Фейсал, как и его старшие братья Али и Абдулла, жил в черном шатре как сын племени и учился драться в жестоких играх, от которых у него остался шрам на голове и заживший перелом руки.
К султану-психопату Османской империи Абдул-Хамиду хашимиты относились подозрительно, но с уважением. Чтобы шерифы не забрали себе слишком много силы, он периодически приказывал доставлять самых сильных из них в Константинополь, где они были обязаны жить «почетными пленниками» на скромные доходы под пристальным надзором зловещей фаланги султанских шпионов, стражников и черных евнухов. Такова была судьба шерифа Хусейна, который оставался с семьей в Константинополе долгих восемнадцать лет.
В девяносто первом году в возрасте шести лет Фейсал был отнят у приемной бедуинской семьи на год раньше положенного срока и вместе с братьями доставлен к отцу в дом на Золотом Роге в Константинополе. В доме отца жили тридцать две женщины его гарема со своей свитой и невольницами.

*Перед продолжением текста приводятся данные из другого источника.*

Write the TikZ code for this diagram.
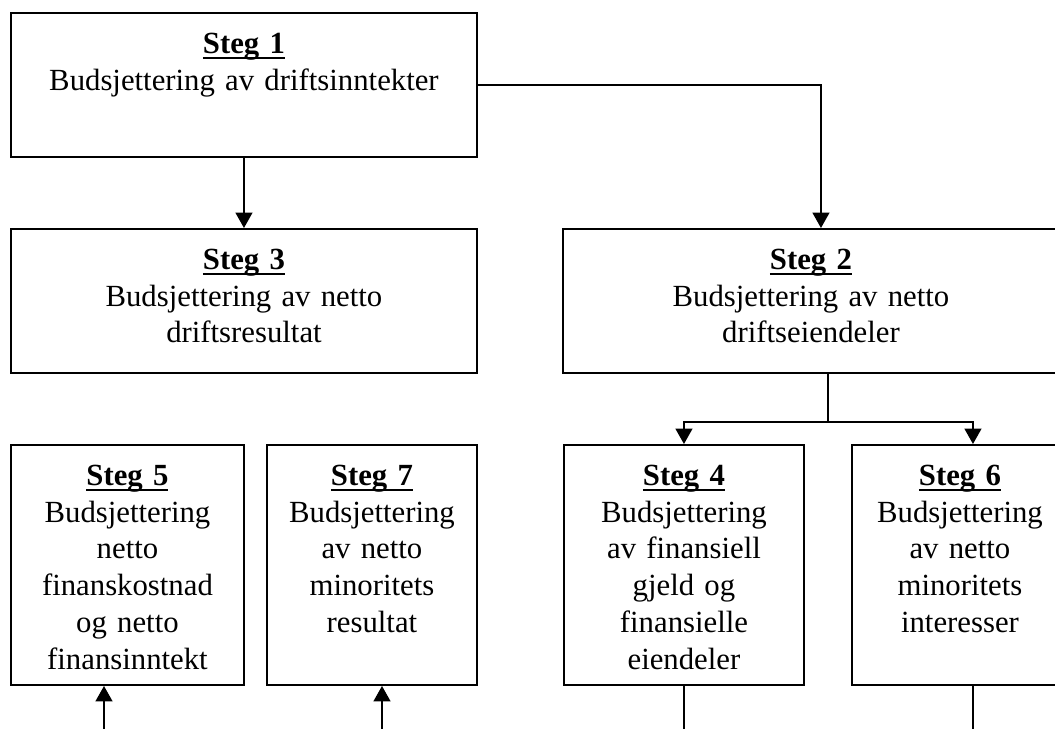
\documentclass[tikz,border=0pt]{standalone}
\usepackage{fontspec}
\setmainfont{Liberation Serif}
\usetikzlibrary{arrows.meta}
\newsavebox\stegbox
\newcommand\steg[1]{\sbox\stegbox{\textbf{Steg #1}}\rlap{\rule[-3.3pt]{\wd\stegbox}{1.4pt}}\usebox\stegbox}
\tikzset{
  stepbox/.style={draw, line width=1.1pt, anchor=north west, align=center,
    inner xsep=0pt, inner ysep=11pt, text height=12pt,
    font=\fontsize{17.5}{20.9}\selectfont},
  toprow/.style={stepbox, text depth=48pt},
  lowrow/.style={stepbox, text depth=102.6pt},
  link/.style={line width=1.1pt, -{Triangle[length=8.7pt,width=9.5pt]}},
  stublink/.style={line width=1.1pt}
}

\begin{document}
\begin{tikzpicture}
  \useasboundingbox (0,0) rectangle (21.1,-14.58);
  \node[toprow, text width=9.32cm] (s1) at (0.2,-0.24) {\steg{1}\\Budsjettering av driftsinntekter};
  \node[toprow, text width=9.32cm] (s3) at (0.2,-4.56) {\steg{3}\\Budsjettering av netto\\driftsresultat};
  \node[toprow, text width=9.92cm] (s2) at (11.24,-4.56) {\steg{2}\\Budsjettering av netto\\driftseiendeler};
  \node[lowrow, text width=4.66cm] (s5) at (0.2,-8.88) {\steg{5}\\Budsjettering\\netto\\finanskostnad\\og netto\\finansinntekt};
  \node[lowrow, text width=4.2cm] (s7) at (5.32,-8.88) {\steg{7}\\Budsjettering\\av netto\\minoritets\\resultat};
  \node[lowrow, text width=4.8cm] (s4) at (11.26,-8.88) {\steg{4}\\Budsjettering\\av finansiell\\gjeld og\\finansielle\\eiendeler};
  \node[lowrow, text width=4.32cm] (s6) at (17.02,-8.88) {\steg{6}\\Budsjettering\\av netto\\minoritets\\interesser};
  \draw[link] (s1) -- (s3);
  \draw[link] (s1.east) -| ([xshift=0.2cm]s2.north);
  \coordinate (fork) at ([xshift=0.34cm,yshift=-0.96cm]s2.south);
  \draw[link] (fork |- s2.south) -- (fork) -| (s4.north);
  \draw[link] (fork) -| ([xshift=0.26cm]s6.north);
  \coordinate (in5) at (2.08,-14.7);
  \coordinate (in7) at (7.64,-14.7);
  \draw[link] (in5) -- (in5 |- s5.south);
  \draw[link] (in7) -- (in7 |- s7.south);
  \draw[stublink] (s4.south) -- (s4.south |- in5);
  \draw[stublink] ([xshift=0.26cm]s6.south) -- ([xshift=0.26cm]s6.south |- in5);
\end{tikzpicture}
\end{document}
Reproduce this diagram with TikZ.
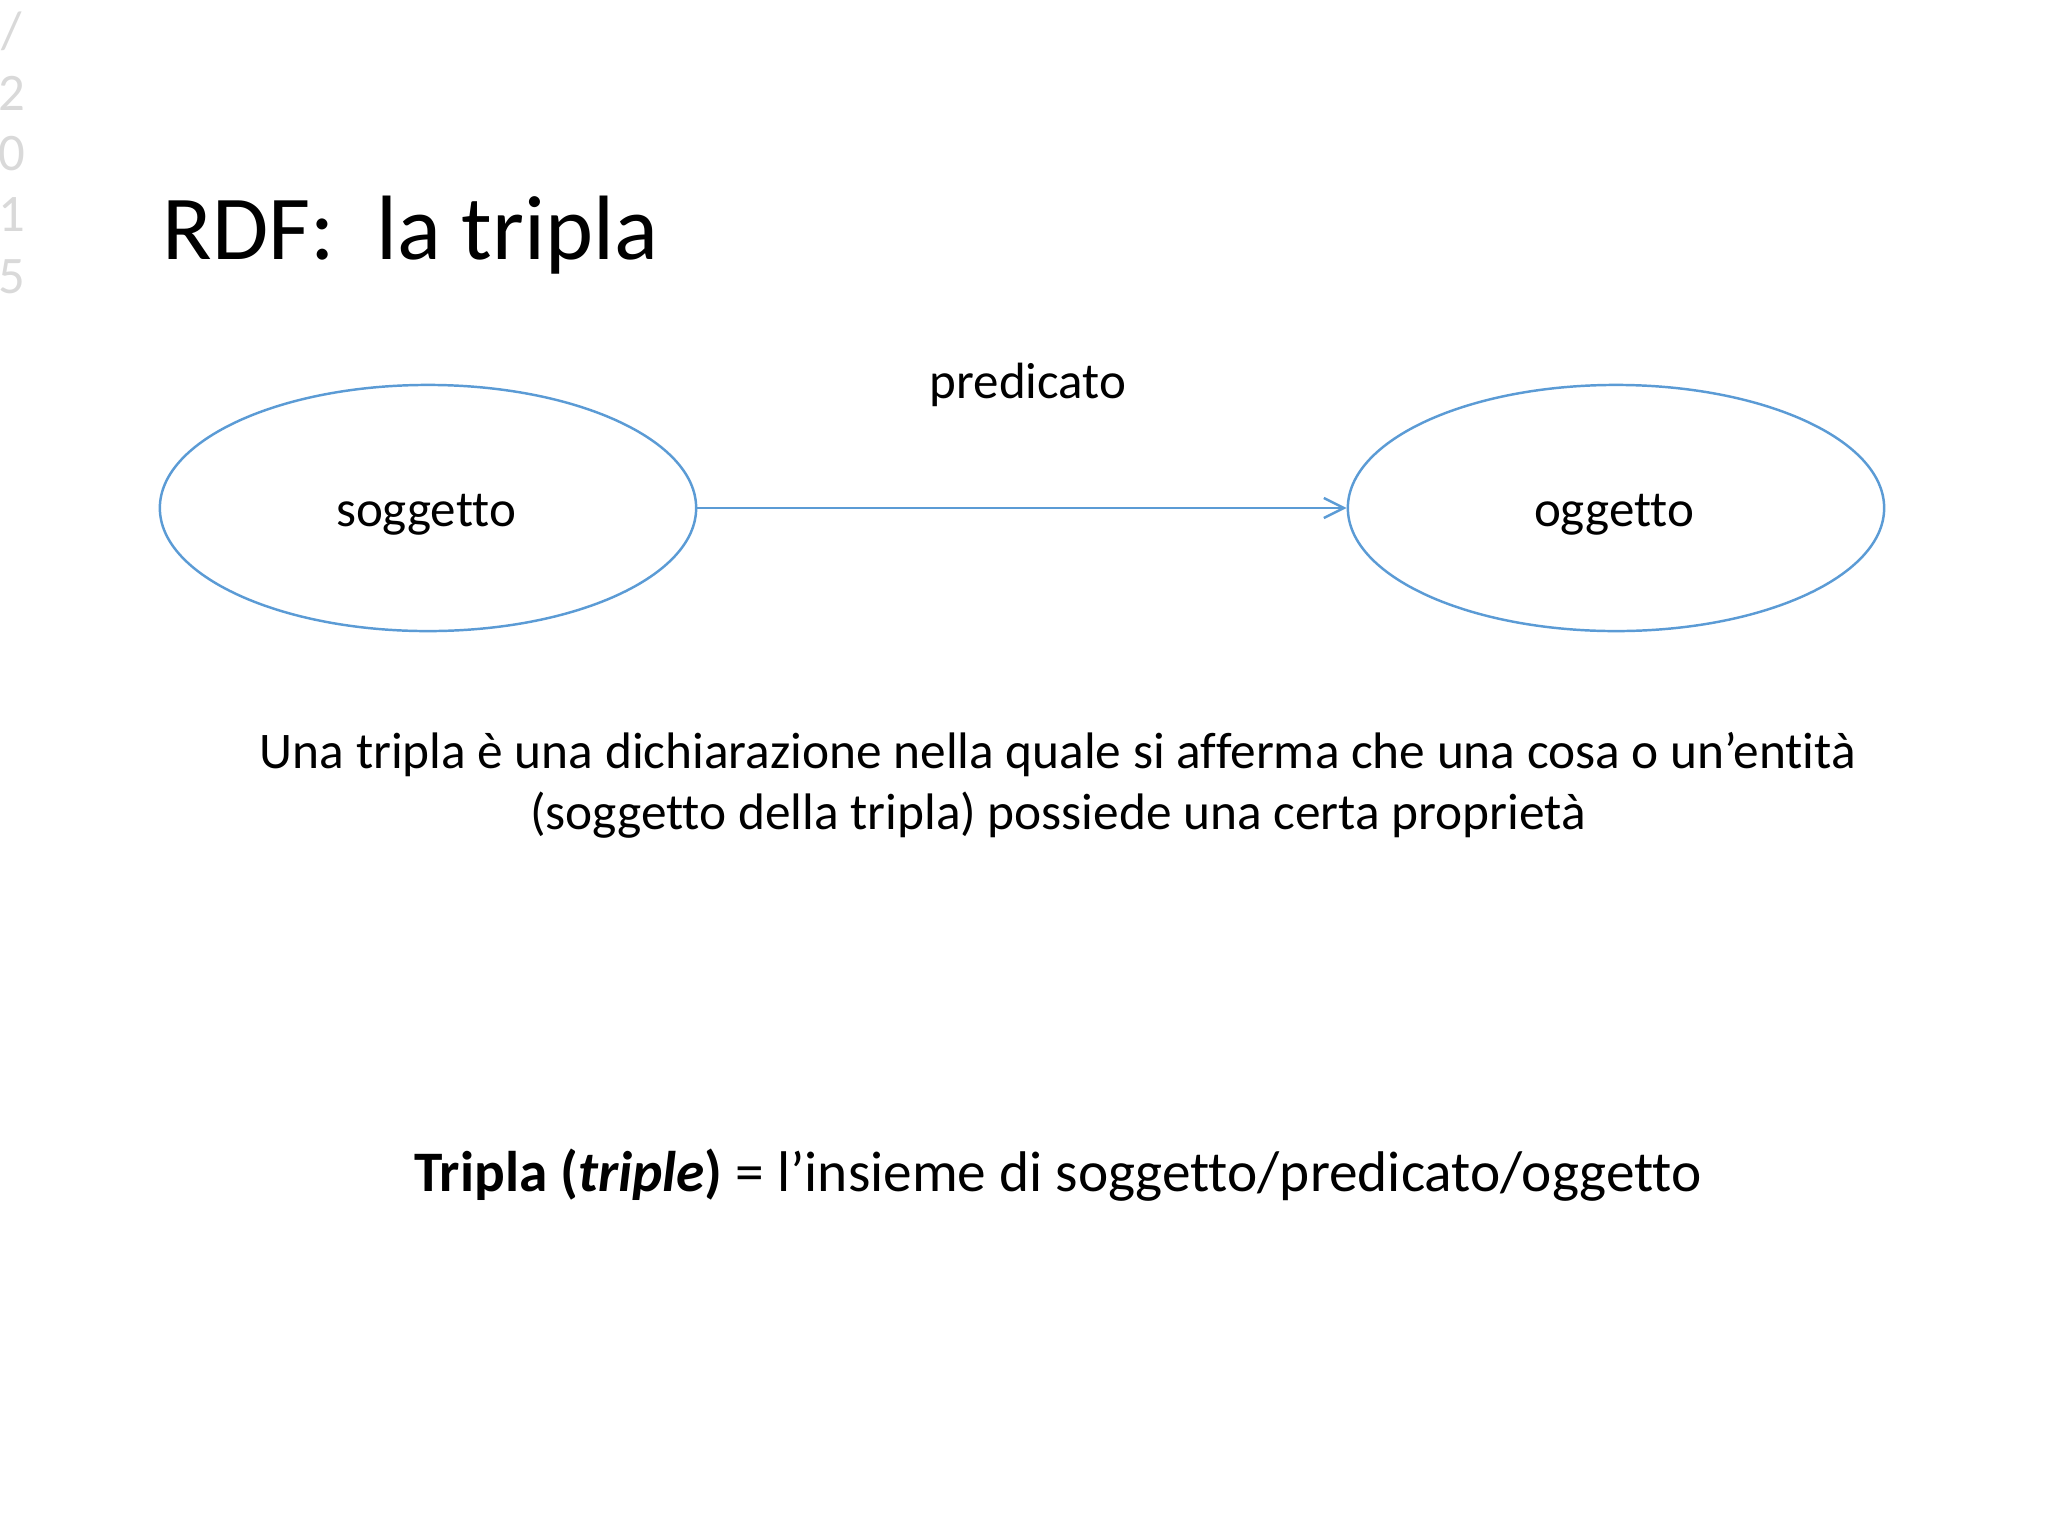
\documentclass[tikz,border=0pt]{standalone}
\usepackage{fontspec}
\setmainfont{Carlito}[Ligatures=NoCommon]
\usetikzlibrary{shapes.geometric,arrows.meta}
\definecolor{entblue}{HTML}{5B9BD5}
\definecolor{yeargray}{HTML}{D9D9D9}
\tikzset{
  entity/.style={ellipse, draw=entblue, line width=0.7pt, minimum width=5.36cm, minimum height=2.46cm, inner sep=0pt},
  txt/.style={anchor=base, inner sep=0pt}
}
\begin{document}
\begin{tikzpicture}[x=0.01cm, y=-0.01cm]
        \useasboundingbox (0,0) rectangle (2048,1536);
        % year in the margin
        \foreach \c/\y [count=\i] in {{/}/48, 2/110, 0/170, 1/231, 5/293}
            \node[txt, text=yeargray, font=\fontsize{15}{18}\selectfont] (yr\i) at (12,\y) {\c};
        \node[txt, anchor=base west, font=\fontsize{26}{31}\selectfont] (title) at (162,259) {RDF:\ \ la tripla};
        % the triple
        \node[entity] (sogg) at (428,508) {};
        \node[entity] (ogg) at (1616,508) {};
        \node[txt, font=\fontsize{14.5}{17}\selectfont] (sl) at (426,526) {soggetto};
        \node[txt, font=\fontsize{14.5}{17}\selectfont] (ol) at (1614,526) {oggetto};
        \node[txt, font=\fontsize{14.5}{17}\selectfont] (pred) at (1028,398) {predicato};
        \draw[entblue, line width=0.7pt, -{Straight Barb[length=5.7pt, width=5.7pt]}] (sogg.east) -- (ogg.west);
        % explanation
        \node[txt, font=\fontsize{14.6}{17}\selectfont] (def1) at (1058,768) {Una tripla è una dichiarazione nella quale si afferma che una cosa o un’entità};
        \node[txt, font=\fontsize{14.6}{17}\selectfont] (def2) at (1058,829) {(soggetto della tripla) possiede una certa proprietà};
        \node[txt, font=\fontsize{16.3}{19}\selectfont] (tripla) at (1058,1191) {\textbf{Tripla (\textit{triple})} = l’insieme di soggetto/predicato/oggetto};
\end{tikzpicture}
\end{document}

Хусейн был домашним деспотом и твердо решил, что его сыновья не должны знать комфорта или роскоши. Он занимал несколько традиционных постов в Османской империи, но доход его оставался скромным. В доме, как ни был он велик, мясо позволяли себе лишь раз в неделю. Дисциплина была суровой: прежде всего сыновья должны были научиться собой владеть. В ходу все еще была фалака – веревка, которой ребенку связывали ноги вместе, а потом били тростью по подошвам. С другой стороны, Хусейн следил, чтобы его сыновья получили правильное образование: он нанял учителей, сначала четверых, потом, по мере того как дети росли, их число увеличилось. Политическая атмосфера была очень напряженной, жизнь полна опасностей. Город кишел заговорами тайных обществ, и султан, на чьей совести за всю жизнь накопилось, может быть, полмиллиона трупов, имел неприятную привычку удостоверяться в смерти своих жертв, для чего ему присылали их головы в ящиках.